Hydrologic Model Structural Uncertainty Reduced by a Hierarchical Mixture of Experts and Diagnostic Modeling Approach
Accounting for the uncertainty and dynamic nature of the multiscale interactions among diverse components of a hydrologic system requires a new strategy to effectively integrate hydrological processes.
This research provides useful tools to address model structural uncertainties in the multi-model and integrated modeling of the Earth system and the water-energy nexus.

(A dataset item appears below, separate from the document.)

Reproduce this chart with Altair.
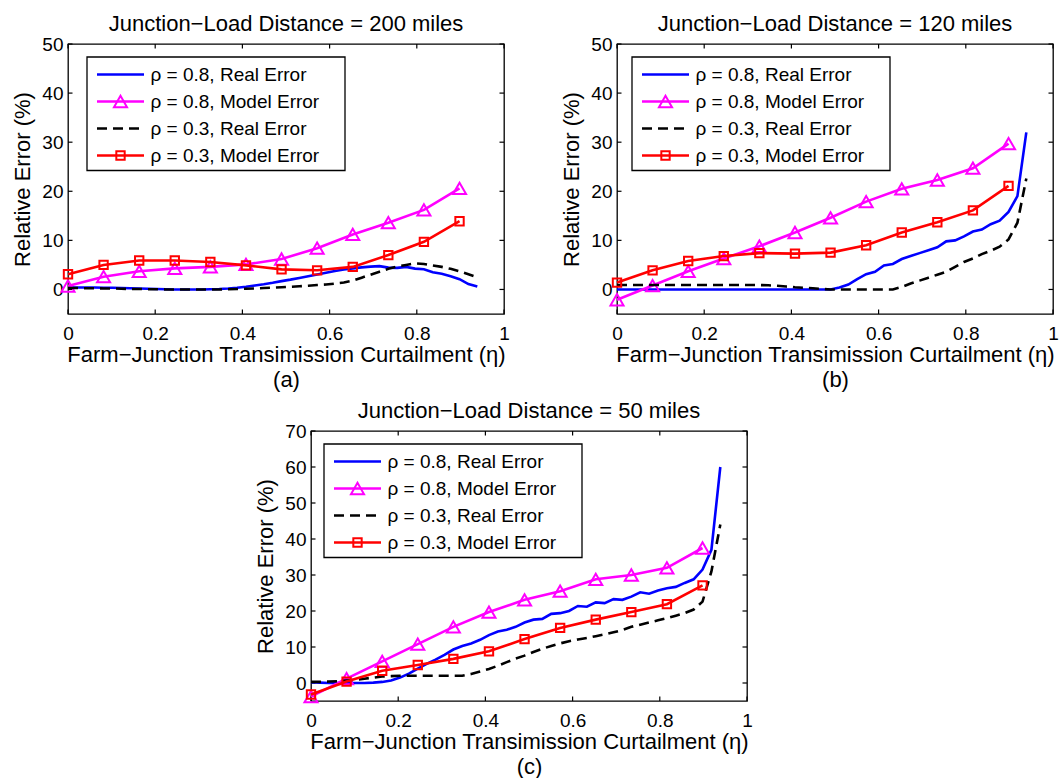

In most water system model applications, any particular model structure may not be sufficient to capture the dynamic multi-scale interactions among different hydrological processes. An alternative option is to develop local expert model structures (i.e., through a formal statistical approach, based in Bayesian theory) corresponding to dominant components of the hydrological process and integrate them through exchanges of variables. Researchers from Washington State University and the Department of Energy at Pacific Northwest National Laboratory developed such a Hierarchical Mixture of Experts (HME) framework to dynamically integrate expert models (e.g., groundwater and runoff models) in the presence of multiple dominant processes, as revealed by carefully designed signature diagnostic analyses. The framework allows integrating expert models by using adaptive weights, which vary depending on the dominant processes at any given time and spatial location. They applied this framework on two distinct watersheds, one from North Carolina and another from Texas. They showed that while a single model is adequate for the North Carolina watershed dominated by homogeneous processes, the HME approach significantly improved the simulation performance compared to the single model for the Texas catchment that has multiple dominant processes. This study provides useful tools to address model structural uncertainties in the multi-model and integrated modeling of the Earth system and the water-energy nexus.